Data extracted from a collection
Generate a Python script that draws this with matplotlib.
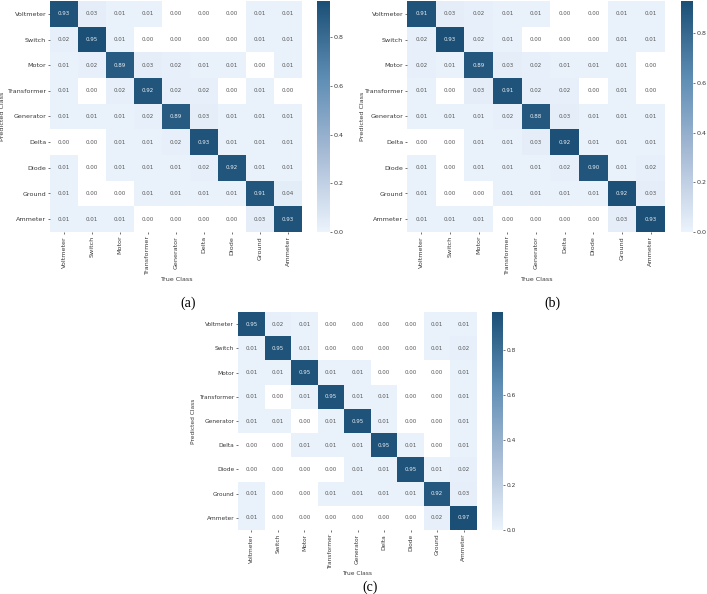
import numpy as np
import matplotlib
matplotlib.use("Agg")
import matplotlib.pyplot as plt
from matplotlib.colors import LinearSegmentedColormap

classes = ["Voltmeter", "Switch", "Motor", "Transformer", "Generator",
           "Delta", "Diode", "Ground", "Ammeter"]

cm_a = [
    [0.93, 0.03, 0.01, 0.01, 0.00, 0.00, 0.00, 0.01, 0.01],
    [0.02, 0.95, 0.01, 0.00, 0.00, 0.00, 0.00, 0.01, 0.01],
    [0.01, 0.02, 0.89, 0.03, 0.02, 0.01, 0.01, 0.00, 0.01],
    [0.01, 0.00, 0.02, 0.92, 0.02, 0.02, 0.00, 0.01, 0.00],
    [0.01, 0.01, 0.01, 0.02, 0.89, 0.03, 0.01, 0.01, 0.01],
    [0.00, 0.00, 0.01, 0.01, 0.02, 0.93, 0.01, 0.01, 0.01],
    [0.01, 0.00, 0.01, 0.01, 0.01, 0.02, 0.92, 0.01, 0.01],
    [0.01, 0.00, 0.00, 0.01, 0.01, 0.01, 0.01, 0.91, 0.04],
    [0.01, 0.01, 0.01, 0.00, 0.00, 0.00, 0.00, 0.03, 0.93],
]
cm_b = [
    [0.91, 0.03, 0.02, 0.01, 0.01, 0.00, 0.00, 0.01, 0.01],
    [0.02, 0.93, 0.02, 0.01, 0.00, 0.00, 0.00, 0.01, 0.01],
    [0.02, 0.01, 0.89, 0.03, 0.02, 0.01, 0.01, 0.01, 0.00],
    [0.01, 0.00, 0.03, 0.91, 0.02, 0.02, 0.00, 0.01, 0.00],
    [0.01, 0.01, 0.01, 0.02, 0.88, 0.03, 0.01, 0.01, 0.01],
    [0.00, 0.00, 0.01, 0.01, 0.03, 0.92, 0.01, 0.01, 0.01],
    [0.01, 0.00, 0.01, 0.01, 0.01, 0.02, 0.90, 0.01, 0.02],
    [0.01, 0.00, 0.00, 0.01, 0.01, 0.01, 0.01, 0.92, 0.03],
    [0.01, 0.01, 0.01, 0.00, 0.00, 0.00, 0.00, 0.03, 0.93],
]
cm_c = [
    [0.95, 0.02, 0.01, 0.00, 0.00, 0.00, 0.00, 0.01, 0.01],
    [0.01, 0.95, 0.01, 0.00, 0.00, 0.00, 0.00, 0.01, 0.02],
    [0.01, 0.01, 0.95, 0.01, 0.01, 0.00, 0.00, 0.00, 0.01],
    [0.01, 0.00, 0.01, 0.95, 0.01, 0.01, 0.00, 0.00, 0.01],
    [0.01, 0.01, 0.00, 0.01, 0.95, 0.01, 0.00, 0.00, 0.01],
    [0.00, 0.00, 0.01, 0.01, 0.01, 0.95, 0.01, 0.00, 0.01],
    [0.00, 0.00, 0.00, 0.00, 0.01, 0.01, 0.95, 0.01, 0.02],
    [0.01, 0.00, 0.00, 0.01, 0.01, 0.01, 0.01, 0.92, 0.03],
    [0.01, 0.00, 0.00, 0.00, 0.00, 0.00, 0.00, 0.02, 0.97],
]
captions = ["(a)", "(b)", "(c)"]

cmap = LinearSegmentedColormap.from_list(
    "cm", ["#ebf3fc", "#a8bcd6", "#5e8db4", "#1b4f75"])
cmap.set_bad("white")

W, H = 707, 594
fig = plt.figure(figsize=(W / 100, H / 100), dpi=100)
fig.patch.set_facecolor("white")

def fx(px):
    return px / W

def fy(py):
    return 1 - py / H

# (box l,t,r,b), (colorbar l,r), caption pos, ylabel x px, label font size
panels = [
    ((50, 1, 302, 232), (317, 330), (188, 303), 5, 4.6),
    ((407, 1, 665, 232), (681, 693), (552, 303), 365, 4.6),
    ((238, 312, 477, 530), (492, 503), (370, 587), 196, 4.2),
]
mats = [cm_a, cm_b, cm_c]
tick_color = "#3a3a3a"

for mat, cap, (box, cb, cpos, ylx, lab_fs) in zip(mats, captions, panels):
    data = np.array(mat)
    l, t, r, b = box
    ax = fig.add_axes([fx(l), fy(b), fx(r - l), (b - t) / H])
    masked = np.ma.masked_where(data == 0, data)
    vmax = data.max()
    mesh = ax.pcolormesh(masked, cmap=cmap, vmin=0, vmax=vmax)
    ax.set_xlim(0, 9)
    ax.set_ylim(9, 0)
    for s in ax.spines.values():
        s.set_visible(False)
    for i in range(9):
        for j in range(9):
            v = data[i, j]
            col = "#e8eef4" if v > 0.5 else "#555555"
            ax.text(j + 0.5, i + 0.5, f"{v:.2f}", ha="center", va="center",
                    fontsize=4.0, color=col)
    ax.set_xticks(np.arange(9) + 0.5)
    ax.set_yticks(np.arange(9) + 0.5)
    ax.set_xticklabels(classes, rotation=90, fontsize=lab_fs, color=tick_color)
    ax.set_yticklabels(classes, fontsize=lab_fs, color=tick_color)
    ax.tick_params(length=1.5, width=0.5, color=tick_color, pad=1.2)
    ax.set_xlabel("True Class", fontsize=lab_fs, color=tick_color, labelpad=1.5)
    ax.set_ylabel("Predicted Class", fontsize=lab_fs, color=tick_color)
    ax.yaxis.set_label_coords((ylx - l) / (r - l), 0.5)

    cax = fig.add_axes([fx(cb[0]), fy(b), fx(cb[1] - cb[0]), (b - t) / H])
    cbar = fig.colorbar(mesh, cax=cax)
    cbar.outline.set_visible(False)
    cbar.set_ticks([0.0, 0.2, 0.4, 0.6, 0.8])
    cbar.ax.tick_params(labelsize=lab_fs, length=1.5, width=0.5,
                        color=tick_color, labelcolor=tick_color, pad=1.2)

    fig.text(fx(cpos[0]), fy(cpos[1]), cap, ha="center", va="center",
             fontsize=10, family="Liberation Serif", color="black")

fig.savefig("out.png", dpi=100, facecolor="white")
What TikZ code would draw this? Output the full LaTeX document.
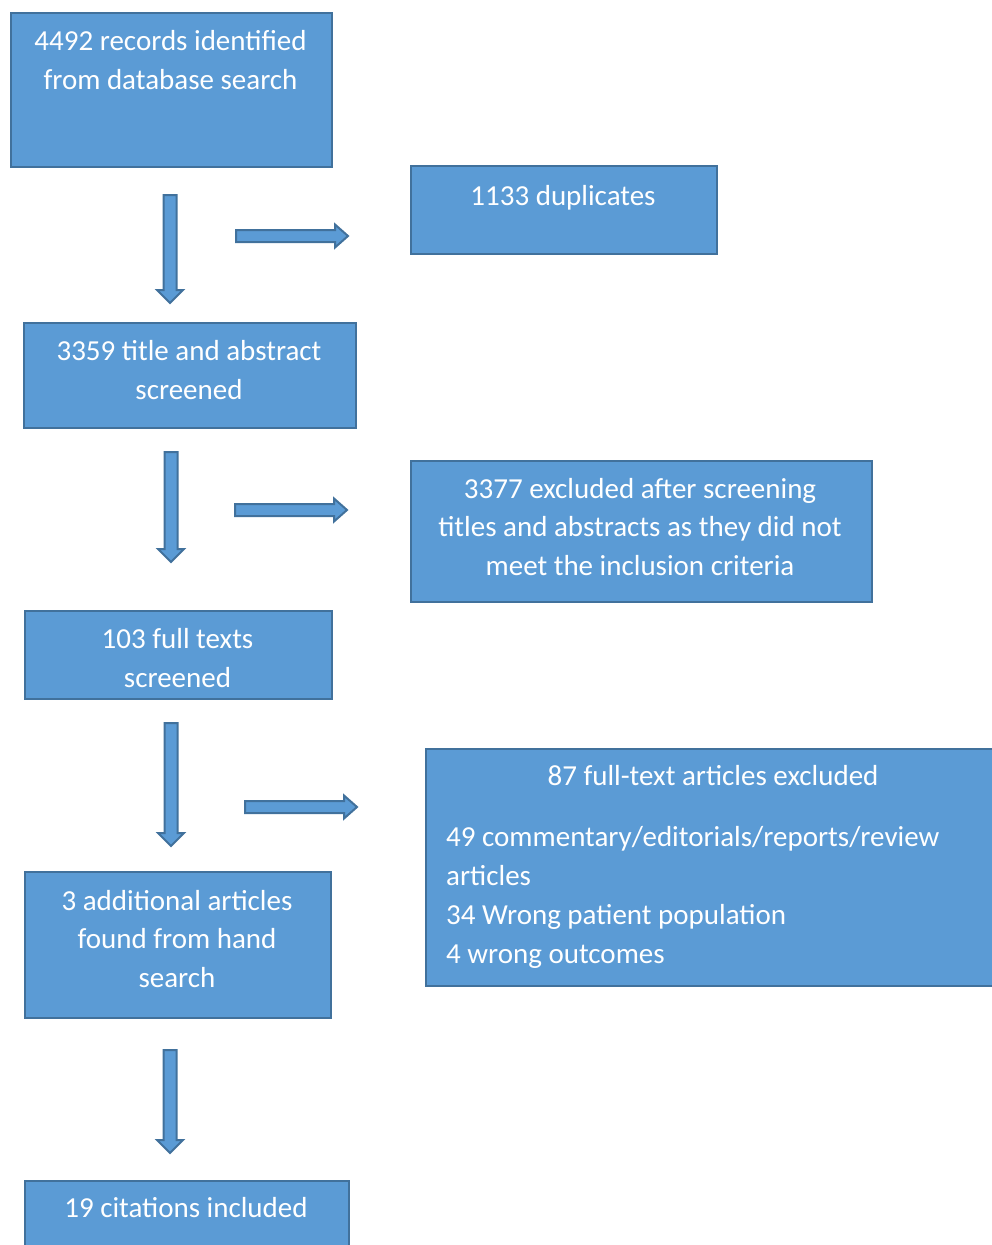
\documentclass[tikz,border=0pt]{standalone}
\usepackage{fontspec}
\setmainfont{Carlito}
\definecolor{boxfill}{HTML}{5B9BD5}
\definecolor{boxline}{HTML}{41719C}
\tikzset{
  box/.style={draw=boxline, fill=boxfill, line width=2pt, inner sep=0pt, anchor=north west},
  txt/.style={text=white, font=\fontsize{29pt}{38.5pt}\selectfont, align=center, inner sep=0pt},
  blk/.style={draw=boxline, fill=boxfill, line width=2pt, line join=miter},
}
\newcommand{\blkdown}[3]{% x, ytop, ybottom
  \draw[blk] (#1-6.5,#2) -- (#1+6.5,#2) -- (#1+6.5,#3-13) -- (#1+13,#3-13) -- (#1,#3)
    -- (#1-13,#3-13) -- (#1-6.5,#3-13) -- cycle;}
\newcommand{\blkright}[3]{% y, xleft, xright
  \draw[blk] (#2,#1-6) -- (#3-13,#1-6) -- (#3-13,#1-11.5) -- (#3,#1) -- (#3-13,#1+11.5)
    -- (#3-13,#1+6) -- (#2,#1+6) -- cycle;}
\begin{document}
\begin{tikzpicture}[x=1pt,y=-1pt]
\useasboundingbox (0,0) rectangle (992,1245);
\clip (0,0) rectangle (992,1245);
% boxes
\node[box, minimum width=321pt, minimum height=154pt] (rec) at (10,12) {};
\node[box, minimum width=306pt, minimum height=88pt] (dup) at (410,165) {};
\node[box, minimum width=332pt, minimum height=105pt] (scr) at (23,322) {};
\node[box, minimum width=461pt, minimum height=141pt] (exc) at (410,460) {};
\node[box, minimum width=307pt, minimum height=88pt] (ful) at (24,610) {};
\node[box, minimum width=576pt, minimum height=237pt] (ftx) at (425,748) {};
\node[box, minimum width=306pt, minimum height=146pt] (add) at (24,871) {};
\node[box, minimum width=324pt, minimum height=90pt] (inc) at (24,1180) {};
% texts
\node[txt] (recT) at (170.5,60) {4492 records identified\\from database search};
\node[txt] (dupT) at (563,198) {1133 duplicates};
\node[txt] (scrT) at (189,370) {3359 title and abstract\\screened};
\node[txt] (excT) at (640,527) {3377 excluded after screening\\titles and abstracts as they did not\\meet the inclusion criteria};
\node[txt] (fulT) at (177.5,658) {103 full texts\\screened};
\node[txt] (ftxT) at (713,776) {87 full-text articles excluded};
\node[txt, font=\fontsize{29pt}{39pt}\selectfont, align=left, anchor=west] (ftxL) at (446,897) {49 commentary/editorials/reports/review\\articles\\34 Wrong patient population\\4 wrong outcomes};
\node[txt] (addT) at (177,939) {3 additional articles\\found from hand\\search};
\node[txt] (incT) at (186,1208) {19 citations included};
% block arrows
\blkdown{170}{195}{303}
\blkright{236}{236}{348}
\blkdown{171}{452}{562}
\blkright{510}{235}{347}
\blkdown{171}{723}{846}
\blkright{807}{245}{357}
\blkdown{170}{1050}{1153}
\end{tikzpicture}
\end{document}
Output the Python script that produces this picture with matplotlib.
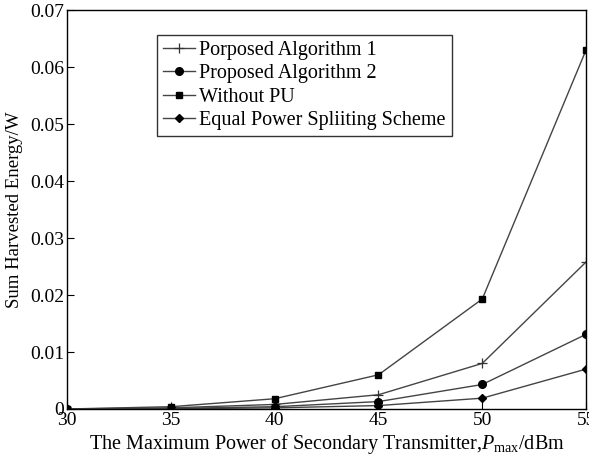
import matplotlib
matplotlib.use("Agg")
import matplotlib.pyplot as plt
from matplotlib.ticker import FixedLocator, FixedFormatter

x = [30, 35, 40, 45, 50, 55]
alg1 = [0.0, 0.0002, 0.0008, 0.0025, 0.0080, 0.0258]
alg2 = [0.0, 0.0001, 0.0004, 0.0013, 0.0043, 0.0131]
without_pu = [0.0, 0.0004, 0.0018, 0.0060, 0.0193, 0.0630]
equal = [0.0, 0.00005, 0.0002, 0.0006, 0.0019, 0.0070]
labels = ["Porposed Algorithm 1", "Proposed Algorithm 2", "Without PU",
          "Equal Power Spliiting Scheme"]
xticks = [30, 35, 40, 45, 50, 55]
yticks = [0, 0.01, 0.02, 0.03, 0.04, 0.05, 0.06, 0.07]
yticklabels = ["0", "0.01", "0.02", "0.03", "0.04", "0.05", "0.06", "0.07"]

plt.rcParams['font.family'] = ['Liberation Serif', 'DejaVu Serif']
plt.rcParams['mathtext.fontset'] = 'custom'
plt.rcParams['mathtext.it'] = 'Liberation Serif:italic'
plt.rcParams['mathtext.rm'] = 'Liberation Serif'

fig = plt.figure(figsize=(5.89, 4.58), dpi=100)
ax = fig.add_axes([0.114, 0.107, 0.881, 0.871])

lc = '#444444'
ax.plot(x, alg1, color=lc, lw=1.0, marker='+', ms=7, mec='#333333', mew=0.9, label=labels[0])
ax.plot(x, alg2, color=lc, lw=1.0, marker='o', ms=5.5, mfc='black', mec='black', label=labels[1])
ax.plot(x, without_pu, color=lc, lw=1.0, marker='s', ms=4.5, mfc='black', mec='black', label=labels[2])
ax.plot(x, equal, color=lc, lw=1.0, marker='D', ms=4.5, mfc='black', mec='black', label=labels[3])

ax.set_xlim(30, 55)
ax.set_ylim(0, 0.07)
ax.xaxis.set_major_locator(FixedLocator(xticks))
ax.yaxis.set_major_locator(FixedLocator(yticks))
ax.yaxis.set_major_formatter(FixedFormatter(yticklabels))
ax.tick_params(direction='in', length=5, labelsize=14, width=0.8, pad=2)
for s in ax.spines.values():
    s.set_linewidth(1.0)
    s.set_color('black')

ax.set_xlabel(r"The Maximum Power of Secondary Transmitter,$P_{\rm max}$/dBm", fontsize=14.5, labelpad=2)
ax.set_ylabel("Sum Harvested Energy/W", fontsize=13.5, labelpad=5)

leg = ax.legend(loc='upper left', bbox_to_anchor=(0.173, 0.937), fontsize=14.5,
                frameon=True, fancybox=False, edgecolor='black', handlelength=1.6,
                handletextpad=0.2, borderpad=0.3, labelspacing=0.2, borderaxespad=0)
leg.get_frame().set_linewidth(1.0)

fig.savefig("out.png", dpi=100)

* **What is being asked**
Return all lines containing the word "this".

* **The answer**
Generate a Python script that draws this with matplotlib.
What TikZ code would draw this? Output the full LaTeX document.
Output the Python script that produces this picture with matplotlib.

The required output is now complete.